Enterprises should also distinguish between initial onboarding and sustained enablement. A one-time training event may support go-live, but it will not sustain performance through seasonal peaks, labor turnover, process changes, or future rollout waves. Mature organizations build enterprise onboarding systems that support refresher learning, new-hire enablement, and targeted remediation based on operational metrics.
- Use transaction simulations for receiving, putaway, picking, packing, loading, and returns with realistic exception paths
- Train supervisors on operational controls, not just approvals, including backlog management and root-cause escalation
- Embed transportation dependencies into warehouse training so teams understand how status timing affects route execution and customer commitments
- Create multilingual and shift-friendly delivery models for 24x7 operations
- Use post-go-live analytics to identify where adoption issues are creating inventory, shipment, or billing errors
Transportation accuracy requires cross-functional training, not siloed instruction
Transportation accuracy is often treated as a planning-system issue, but in many ERP programs the root cause sits upstream in warehouse execution and master data discipline. If shipment dimensions are entered inconsistently, if loading confirmations are delayed, or if route exceptions are not recorded correctly, transportation planning quality degrades quickly. Training must therefore connect warehouse, transportation, customer service, and finance processes.
This is especially important in enterprises managing third-party logistics providers, parcel carriers, private fleets, and regional freight partners. Each handoff introduces risk. A robust training program clarifies who owns status updates, who resolves discrepancies, how proof-of-delivery is captured, and how freight costs are reconciled. These controls support both operational continuity and reporting integrity.

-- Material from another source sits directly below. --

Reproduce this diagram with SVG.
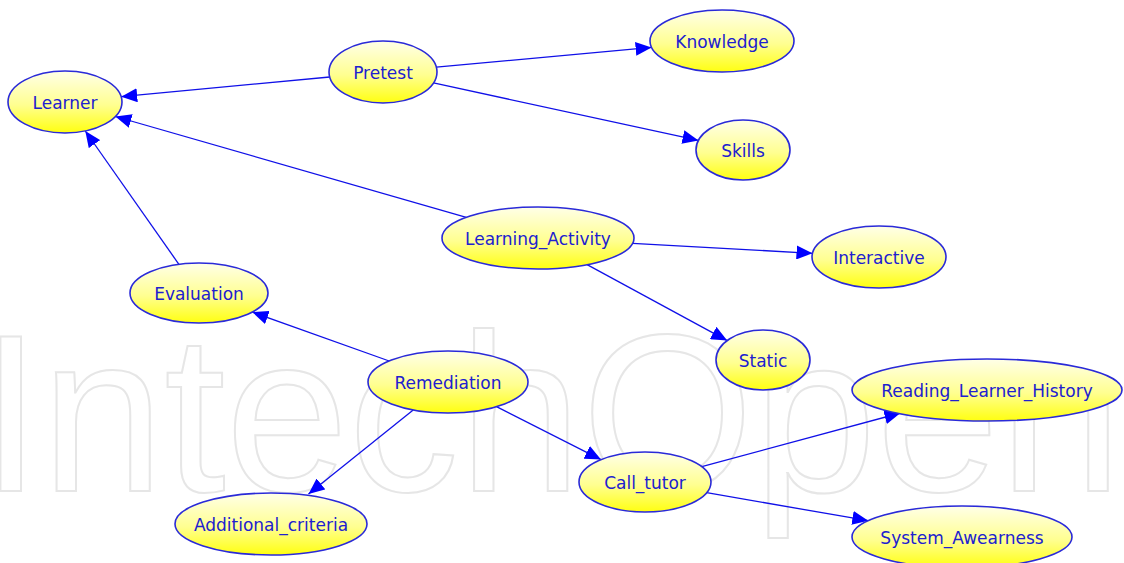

Executive recommendations for implementation leaders
First, position training as a transformation governance issue, not an HR or communications task. The implementation sponsor, PMO, process owners, and site leaders should all be accountable for adoption outcomes. Second, define readiness using operational evidence such as simulation performance, exception handling accuracy, and supervisor confidence, not just attendance records.
Third, align training investments to business risk. High-volume warehouses, complex transportation nodes, and sites with high labor turnover need deeper enablement and stronger floor support. Fourth, use rollout sequencing to learn. Early deployment waves should generate adoption insights that improve later waves. Finally, treat post-go-live retraining as part of modernization lifecycle management. Continuous enablement is often what separates a stable ERP deployment from a prolonged recovery effort.
The strategic outcome: training as operational modernization infrastructure
When designed correctly, logistics ERP training programs support more than user readiness. They enable workflow standardization, strengthen cloud migration governance, improve transportation accuracy, and reduce the operational volatility that often follows go-live. They also create a repeatable model for future acquisitions, site expansions, and global rollout strategy.
For SysGenPro, the implementation priority is clear: training should be embedded within enterprise transformation execution, connected to deployment orchestration, and measured through operational outcomes. In logistics environments where warehouse adoption and transportation precision directly affect revenue, service, and resilience, training is not a support activity. It is part of the implementation architecture.